[RFC] dmaengine: add new api for preparing simple slave transfer

Fri Jun 10 02:13:17 EDT 2011

On Thu, 2011-06-09 at 17:32 +0100, Russell King - ARM Linux wrote:
> On Thu, Jun 09, 2011 at 09:31:56PM +0530, Raju, Sundaram wrote:
> > Here it is, with proper line wrapping;
> 
> Thanks.  This is much easier to reply to.
> 
> > I believe that even though the dmaengine framework addresses and 
> > supports most of the required use cases of a client driver to a DMA 
> > controller, some extensions are required in it to make it still more 
> > generic.
> > 
> > Current framework contains two APIs to prepare for slave transfers: 
> > 
> > struct dma_async_tx_descriptor *(*device_prep_slave_sg)(
> > 		struct dma_chan *chan, struct scatterlist *sgl,
> > 		unsigned int sg_len, enum dma_data_direction direction,
> > 		unsigned long flags);
> > 
> > struct dma_async_tx_descriptor *(*device_prep_dma_cyclic)(
> > 		struct dma_chan *chan, dma_addr_t buf_addr, size_t buf_len,
> > 		size_t period_len, enum dma_data_direction direction);
> > 
> > and one control API. 
> > int (*device_control)(struct dma_chan *chan, enum dma_ctrl_cmd cmd,
> > 		unsigned long arg);
> > 
> > A simple single buffer transfer (i.e. non sg transfer) can be done only
> > as a trivial case of the device_prep_slave_sg API. The client driver is
> > expected to prepare a sg list and provide to the dmaengine API for that
> > single buffer also.
> 
> We can avoid preparing a sg list in every driver which wants this by
> having dmaengine.h provide a helper for this case:
> 
> static inline dma_async_tx_descriptor *dmaengine_prep_slave_single(
> 	struct dma_chan *chan, void *buf, size_t len,
> 	enum dma_data_direction dir, unsigned long flags)
> {
> 	struct scatterlist sg;
> 
> 	sg_init_one(&sg, buf, len);
> 
> 	return chan->device->device_prep_slave_sg(chan, &sg, 1, dir, flags);
> }
That sounds good...

> 
> I think also providing dmaengine_prep_slave_sg() and
> dmaengine_prep_dma_cyclic() as wrappers to hide the chan->device->blah
> bit would also be beneficial (and helps keep that detail out of the
> users of DMA engine.)
> 
> > In a slave transfer, the client has to define all the buffer related 
> > attributes and the peripheral related attributes. 
> 
> I'd argue that it is incorrect to have drivers specify the buffer
> related attributes - that makes the API unnecessarily complicated
> to use, requiring two calls (one to configure the channel, and one
> to prepare the transfer) each time it needs to be used.
> 
> Not only that but the memory side of the transfer should be no business
> of the driver - the driver itself should only specify the attributes
> for the device being driven.  The attributes for the memory side of the
> transfer should be a property of the DMA engine itself.
> 
> I would like to see in the long term the dma_slave_config structure
> lose its 'direction' argument, and the rest of the parameters used to
> define the device side parameters only.
I am not sure why direction flag is required and can be done away with.
Both sg and cyclic API have a direction parameter and that should be
used.
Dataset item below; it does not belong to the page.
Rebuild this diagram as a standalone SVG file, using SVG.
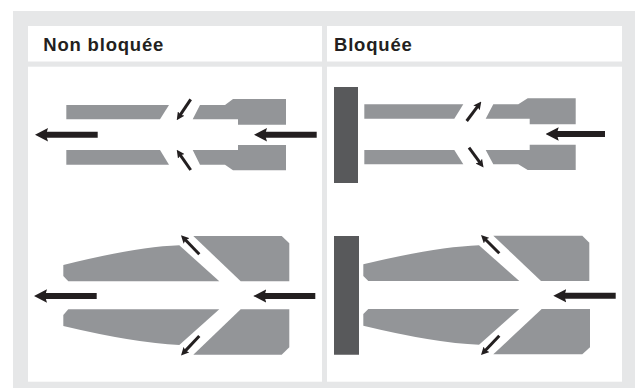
<svg xmlns="http://www.w3.org/2000/svg" width="635" height="388" viewBox="0 0 635 388">
<style>
.bg{fill:#e6e7e8}
.cell{fill:#fff}
.part{fill:#939598}
.wall{fill:#58595b}
.big{stroke:#231f20;stroke-width:6;fill:none}
.small{stroke:#231f20;stroke-width:3;fill:none}
.head{fill:#231f20}
text{font-family:"Liberation Sans",Arial,sans-serif;font-weight:700;font-size:18.500px;letter-spacing:.8px;fill:#231f20}
</style>
<defs>
<marker id="hb" markerUnits="userSpaceOnUse" viewBox="0 0 13 14" markerWidth="13" markerHeight="14" refX="6" refY="7" orient="auto"><path class="head" d="M0 0.300L13 7L0 13.700L2 7Z"/></marker>
<marker id="hs" markerUnits="userSpaceOnUse" viewBox="0 0 8 8" markerWidth="8" markerHeight="8" refX="3.500" refY="4" orient="auto"><path class="head" d="M0 0L8 4L0 8L1.500 4Z"/></marker>
</defs>
<rect class="bg" x="13" y="11" width="622" height="377"/>
<g id="header-left"><rect class="cell" x="28" y="26" width="294" height="35.500"/><text x="43.300" y="50.700">Non bloquée</text></g>
<g id="header-right"><rect class="cell" x="327" y="26" width="295" height="35.500"/><text x="334" y="50.700">Bloquée</text></g>
<rect class="cell" x="28" y="66.700" width="294" height="315"/>
<rect class="cell" x="327" y="66.700" width="295" height="315"/>
<g id="nozzle-a">
<polygon class="part" points="66.300,105 169,105 160,119.300 66.300,119.300"/>
<polygon class="part" points="192.700,119.300 200,105 225,105 233,99 286,99 286,124.700 238,124.700 238,119.300"/>
<polygon class="part" points="66.300,150 160,150 169,164.700 66.300,164.700"/>
<polygon class="part" points="192.700,150 238,150 238,145 286,145 286,170.300 233,170.300 225,164.700 200,164.700"/>
</g>
<g id="nozzle-b">
<polygon class="wall" points="334,87 358,87 358,183 334,183"/>
<polygon class="part" points="364.300,104.300 463.300,104.300 454.300,118.700 364.300,118.700"/>
<polygon class="part" points="485.700,118.700 493.300,104.300 518.300,104.300 527.700,98.300 575.700,98.300 575.700,124.300 529.700,124.300 529.700,118.700"/>
<polygon class="part" points="364.300,150 454.300,150 463.300,164.300 364.300,164.300"/>
<polygon class="part" points="485.700,150 529.700,150 529.700,144.700 575.700,144.700 575.700,170 527.700,170 518.300,164.300 493.300,164.300"/>
</g>
<g id="nozzle-c">
<polygon class="part" points="193.300,236 281.700,236 289.300,243.300 289.300,281.300 240.700,281.300"/>
<polygon class="part" points="240.700,309.300 289.300,309.300 289.300,347.300 281.700,354.700 193.300,354.700"/>
<path class="part" d="M63.300 265Q135 247 179.300 245.300L219.300 281.300H68.300L63.300 276Z"/>
<path class="part" d="M68.300 309.300H219.300L179.300 345Q135 343 63.300 326V315Z"/>
</g>
<g id="nozzle-d">
<polygon class="wall" points="334,236 359,236 359,354.700 334,354.700"/>
<polygon class="part" points="493.300,235.700 582.300,235.700 589.300,242.700 589.300,281 541,281"/>
<polygon class="part" points="541.700,309 590,309 590,347.300 582.300,354.300 493.300,354.300"/>
<path class="part" d="M363.300 264.300Q435 247 479 245.300L519.300 281H368.300L363.300 276Z"/>
<path class="part" d="M368.300 309H519.300L479 344.700Q435 343 363.300 325.700V314Z"/>
</g>
<g id="connectors">
<line class="big" x1="97.700" y1="134.700" x2="42" y2="134.700" marker-end="url(#hb)"/>
<line class="big" x1="316.700" y1="134.700" x2="261" y2="134.700" marker-end="url(#hb)"/>
<line class="big" x1="605" y1="134" x2="552.700" y2="134" marker-end="url(#hb)"/>
<line class="big" x1="96.700" y1="296" x2="41" y2="296" marker-end="url(#hb)"/>
<line class="big" x1="315.300" y1="296" x2="260.300" y2="296" marker-end="url(#hb)"/>
<line class="big" x1="615.700" y1="295.700" x2="560.300" y2="295.700" marker-end="url(#hb)"/>
<line class="small" x1="190.700" y1="99.300" x2="179.250" y2="116.390" marker-end="url(#hs)"/>
<line class="small" x1="190.700" y1="170" x2="179.300" y2="153.570" marker-end="url(#hs)"/>
<line class="small" x1="466.700" y1="121" x2="478.600" y2="105.100" marker-end="url(#hs)"/>
<line class="small" x1="469" y1="147.700" x2="480.900" y2="163.900" marker-end="url(#hs)"/>
<line class="small" x1="199.300" y1="254.300" x2="184.100" y2="238.500" marker-end="url(#hs)"/>
<line class="small" x1="199.300" y1="336" x2="184.100" y2="352.150" marker-end="url(#hs)"/>
<line class="small" x1="499.300" y1="253.300" x2="484.200" y2="238.200" marker-end="url(#hs)"/>
<line class="small" x1="499.300" y1="335.700" x2="484.100" y2="351.800" marker-end="url(#hs)"/>
</g>
</svg>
A channel can be used in any direction client wishes to.
> 
> This will allow the channel to be configured once when its requested,
> and then the prepare call can configure the direction as required.
> 
> > Now coming to the buffer related attributes, sg list is a nice way to 
> > represent a disjoint buffer; all the offload engines in drivers/dma 
> > create a descriptor for each of the contiguous chunk in the sg list 
> > buffer and pass it to the controller. 
> 
> The sg list is the standard Linux way to describe scattered buffers.
> 
> > But many a times a client may want to transfer from a single buffer to
> > the peripheral and most of the DMA controllers have the capability to 
> > transfer data in chunks/frames directly at a stretch. 
> 
> So far, I've only seen DMA controllers which operate on a linked list of
> source, destination, length, attributes, and next entry pointer.
> 
> > All the attributes of a buffer, which are required for the transfer 
> > can be programmed in single descriptor and submitted to the 
> > DMA controller. 
> 
> I'm not sure that this is useful - in order to make use of the data, the
> data would have to be copied in between the descriptors - and doesn't that
> rather negate the point of DMA if you have to memcpy() the data around?
> 
> Isn't it far more efficient to have DMA place the data exactly where it's
> required in memory right from the start without any memcpy() operations?
> 
> Can you explain where and how you would use something like this:
> 
> > -------------------------------------------------------------------
> >  | Chunk 0 |ICG| Chunk 1 |ICG| ... |ICG| Chunk n | Frame 0 
> > -------------------------------------------------------------------
> >  |		Inter Frame Gap			     | 
> > -------------------------------------------------------------------
> >  | Chunk 0 |ICG| Chunk 1 |ICG| ... |ICG| Chunk n | Frame 1 
> > -------------------------------------------------------------------
> >  |		Inter Frame Gap			     | 
> > -------------------------------------------------------------------
> >  |		........					     | 
> > -------------------------------------------------------------------
> >  |		Inter Frame Gap			     | 
> > -------------------------------------------------------------------
> >  | Chunk 0 |ICG| Chunk 1 |ICG| ... |ICG| Chunk n | Frame m 
> > -------------------------------------------------------------------
> 
> Can you also explain what a chunk contains, what a frame contains,
> how they're different and how they're processed?  Where does the
> data to be transferred to the device live?
> 
> Also, bear in mind that in Linux, we try hard to avoid allocating
> buffers larger than one page at a time - as soon as we get to multiple
> contiguous page buffers, allocations can start failing because of
> memory fragmentation.  This is why we much prefer scatterlists over
> single contiguous buffers for DMA.


-- 
~Vinod